Question

What is the integral of the error function?

Answer 1

To solve this question we need to know the concept of integration. The error function is denoted by erf, which defined as $\text{erf z = }\dfrac{2}{\sqrt{\pi }}\int\limits_{0}^{z}{{{e}^{-{{t}^{2}}}}dt}$. To integrate the error function we will firstly integrate the term by using integration by parts. The second step will be to solve the problem and will be to use a substitution method of integration.

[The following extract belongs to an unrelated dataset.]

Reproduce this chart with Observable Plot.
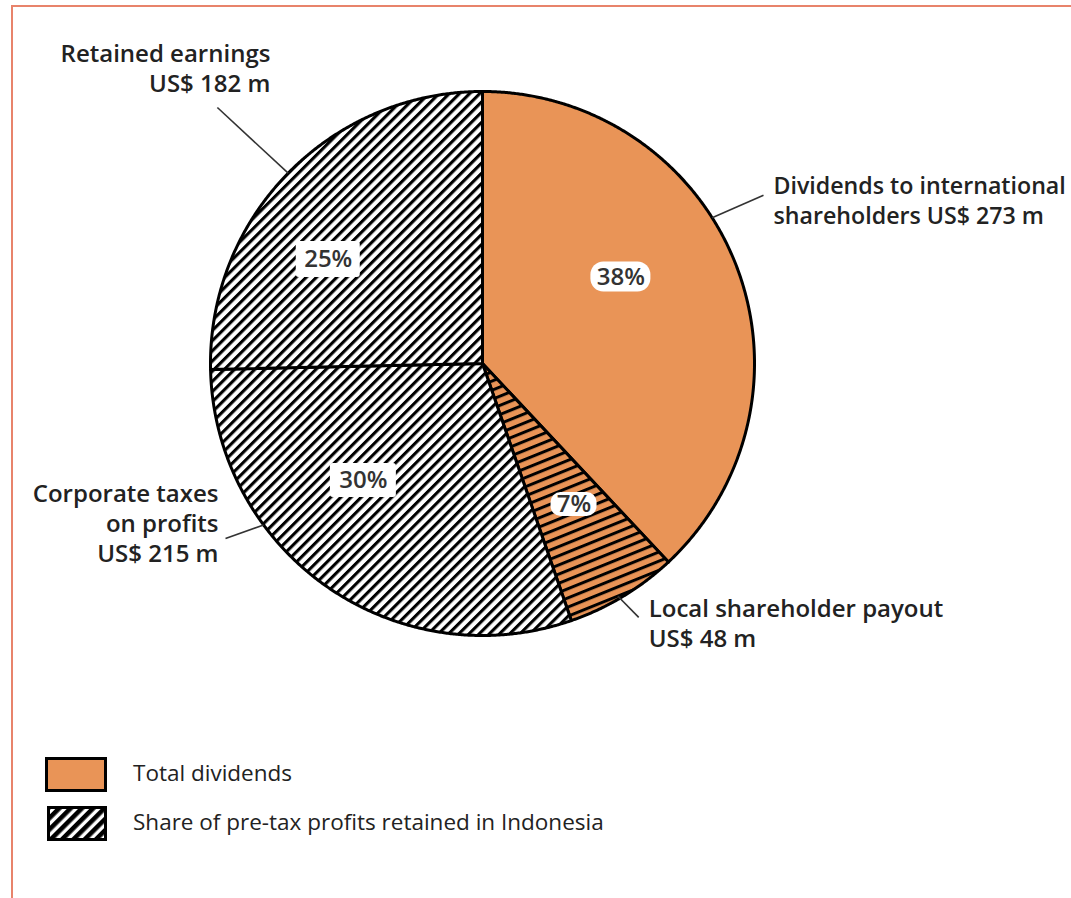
<!DOCTYPE html>
<html><head><meta charset="utf-8">
<script src="https://cdn.jsdelivr.net/npm/d3@7"></script>
<script src="https://cdn.jsdelivr.net/npm/@observablehq/plot@0.6"></script>
<style>
body{margin:0;background:#fff;}
#wrap{position:relative;width:1071px;height:898px;overflow:hidden;font-family:"Open Sans",sans-serif;}
#frame{position:absolute;left:11px;top:5px;right:-10px;bottom:-10px;border-top:2.5px solid #E8836B;border-left:2.5px solid #E8836B;pointer-events:none;}
#legend{position:absolute;left:45px;top:757px;}
.item{display:flex;align-items:center;height:35px;margin-bottom:14px;}
.item svg{display:block;}
.item span{font-size:22.5px;font-weight:500;color:#222;position:relative;top:-2px;}
</style></head><body><div id="wrap"><div id="chart"></div><div id="legend"></div><div id="frame"></div></div>
<script>
// ---- data ----
const categories = ["Dividends to international shareholders", "Local shareholder payout", "Corporate taxes on profits", "Retained earnings"];
const valuesUSDm = [273, 48, 215, 182];
const percentLabels = ["38%", "7%", "30%", "25%"];
const outerLabels = ["Dividends to international\nshareholders US$ 273 m", "Local shareholder payout\nUS$ 48 m", "Corporate taxes\non profits\nUS$ 215 m", "Retained earnings\nUS$ 182 m"];
const sliceGroup = ["dividends", "both", "retained", "retained"];
const legendLabels = ["Total dividends", "Share of pre-tax profits retained in Indonesia"];

// ---- styles / layout ----
const fills = {dividends: "#E99457", both: "url(#hatchOrange)", retained: "url(#hatch)"};
const R = 272, cx = 482, cy = 363, W = 1071, H = 700;
const pctLayout = [ // angle (deg), radius (fraction), box w, box h (px), corner
  {a: 58, r: 0.60, w: 60, h: 30, rx: 13},
  {a: 147, r: 0.618, w: 46, h: 24, rx: 10},
  {a: 225.5, r: 0.614, w: 66, h: 34, rx: 3},
  {a: 304, r: 0.684, w: 64, h: 36, rx: 3}
];
const leaderLayout = [ // start angle/radius, end angle/radius, text offset from end (px), anchor, font size
  {a0: 57.6, r0: 1.0, a1: 59.1, r1: 1.204, dx: 10, dy: 4, anchor: "start", fs: 23.2},
  {a0: 149.8, r0: 0.99, a1: 148.4, r1: 1.096, dx: 10, dy: 5, anchor: "start", fs: 24},
  {a0: 233.6, r0: 1.0, a1: 235.75, r1: 1.143, dx: -7, dy: -16, anchor: "end", fs: 24},
  {a0: 314.4, r0: 1.0, a1: 314, r1: 1.355, dx: 53, dy: -40, anchor: "end", fs: 24}
];

const rad = d => d * Math.PI / 180;
const polar = (a, r) => ({x: r * Math.sin(a), y: r * Math.cos(a)});

const arcs = d3.pie().sort(null).value(d => d)(valuesUSDm);
const slices = arcs.map((arc, i) => {
  const pts = [{x: 0, y: 0}];
  const n = Math.max(8, Math.ceil((arc.endAngle - arc.startAngle) / 0.005));
  for (let k = 0; k <= n; ++k) pts.push(polar(arc.startAngle + (arc.endAngle - arc.startAngle) * k / n, 1));
  pts.push({x: 0, y: 0});
  return {name: categories[i], fill: fills[sliceGroup[i]], pts};
});

const pct = percentLabels.map((t, i) => {
  const L = pctLayout[i], p = polar(rad(L.a), L.r);
  return {t, x: p.x, y: p.y, hw: L.w / 2 / R, hh: L.h / 2 / R, rx: L.rx};
});
const leaders = outerLabels.map((t, i) => {
  const L = leaderLayout[i], p0 = polar(rad(L.a0), L.r0), p1 = polar(rad(L.a1), L.r1);
  return {t, x1: p0.x, y1: p0.y, x2: p1.x, y2: p1.y, tx: p1.x + L.dx / R, ty: p1.y - L.dy / R, anchor: L.anchor, fs: L.fs};
});

const defs = () => {
  const d = d3.create("svg:defs");
  const mk = (id, size, lw, bg, fg, rot) => {
    const p = d.append("pattern").attr("id", id).attr("patternUnits", "userSpaceOnUse")
      .attr("width", size).attr("height", 20).attr("patternTransform", `rotate(${rot})`);
    p.append("rect").attr("width", size).attr("height", 20).attr("fill", bg);
    p.append("rect").attr("width", lw).attr("height", 20).attr("fill", fg);
  };
  mk("hatch", 7.2, 3.1, "white", "black", 45);
  mk("hatchOrange", 8.5, 3, "#E99457", "black", 68);
  mk("hatchLegend", 8, 4.6, "white", "black", 45);
  return d.node();
};

const marks = [defs];
slices.forEach(s => marks.push(Plot.line(s.pts, {x: "x", y: "y", fill: s.fill, stroke: "black", strokeWidth: 3, strokeLinejoin: "round"})));
marks.push(Plot.link(leaders, {x1: "x1", y1: "y1", x2: "x2", y2: "y2", stroke: "#333", strokeWidth: 1.6}));
pct.forEach(p => marks.push(Plot.rect([p], {x1: d => d.x - d.hw, x2: d => d.x + d.hw, y1: d => d.y - d.hh, y2: d => d.y + d.hh, fill: "white", rx: p.rx})));
marks.push(Plot.text(pct, {x: "x", y: "y", text: "t", fontSize: 24, fontWeight: 600, fontFamily: "Open Sans", fill: "#333"}));
leaders.forEach(l => marks.push(Plot.text([l], {
  x: "tx", y: "ty", text: "t", textAnchor: l.anchor, lineAnchor: "middle", lineHeight: 30 / l.fs,
  fontSize: l.fs, fontWeight: 600, fontFamily: "Open Sans", fill: "#222"
})));

const chart = Plot.plot({
  width: W, height: H, margin: 0,
  x: {domain: [-cx / R, (W - cx) / R], axis: null},
  y: {domain: [-(H - cy) / R, cy / R], axis: null},
  style: {background: "transparent"},
  marks
});
document.getElementById("chart").appendChild(chart);

// legend
const leg = document.getElementById("legend");
const swFill = ["#E99457", "url(#hatchLegend)"];
legendLabels.forEach((lab, i) => {
  const it = document.createElement("div");
  it.className = "item";
  const w = i === 0 ? 62 : 60;
  it.innerHTML = `<svg width="${w}" height="35" style="margin-left:${62 - w}px"><rect x="1.5" y="1.5" width="${w - 3}" height="32" fill="${swFill[i]}" stroke="black" stroke-width="3"/></svg><span style="margin-left:26px">${lab}</span>`;
  leg.appendChild(it);
});
</script></body></html>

Complete step by step answer:
The question ask us to find the integral of the error function which is $\text{erf z = }\dfrac{2}{\sqrt{\pi }}\int\limits_{0}^{z}{{{e}^{-{{t}^{2}}}}dt}$. $\int{\dfrac{2}{\sqrt{\pi }}}z{{e}^{-{{z}^{2}}}}dz$We will first integrate the function by the method of integration by parts:
Let us consider the function $u$ as $\text{erf z}$ and $dv$ as $dt$ which means:
$\Rightarrow \text{u = erf z}$ and $dv=dt$
We will now use the fundamental theorem of calculus, on using this we get:
$du=\dfrac{2}{\sqrt{\pi }}{{e}^{-{{z}^{2}}}}$ and $v=z$
By using the formula for the integration by parts formula we get:
$\int{udv=uv-\int{vdu}}$
On substituting the value of the $u$and $v$ we get the following equation which is given below:
$\int{\text{erf }}\left( z \right)dz=zerf\left( z \right)-\int{\dfrac{2}{\sqrt{\pi }}}z{{e}^{-{{z}^{2}}}}dz$
The next step to evaluate the problem is to calculate it by the integration by substitution:
To apply the formula for the integration by substitution to solve the equation$\int{\dfrac{2}{\sqrt{\pi }}}z{{e}^{-{{z}^{2}}}}dz$, for doing this let us consider $u=-{{z}^{2}}$ , so on differentiating it we get:
$\Rightarrow du=-2zdz$ and so
$\Rightarrow -\int{\dfrac{2}{\sqrt{\pi }}z{{e}^{-{{z}^{2}}}}dz=\dfrac{1}{\sqrt{\pi }}\int{{{e}^{u}}du}}$
$\Rightarrow \dfrac{1}{\sqrt{\pi }}{{e}^{u}}+C$
$\Rightarrow \dfrac{{{e}^{-{{z}^{2}}}}}{\sqrt{\pi }}+C$
Putting it all together we get the final result which is:
$\int{\text{erf }\left( z \right)dz=z\text{erf}\left( \text{z} \right)}+\dfrac{{{e}^{-{{z}^{2}}}}}{\sqrt{\pi }}+C$

Note: There are questions in which integration becomes difficult so we need to expand the function to solve the equation individually so that there is no scope of error. In a single question there tend to be situations where more than one property of integration is used to solve the question, as could be seen in the above question.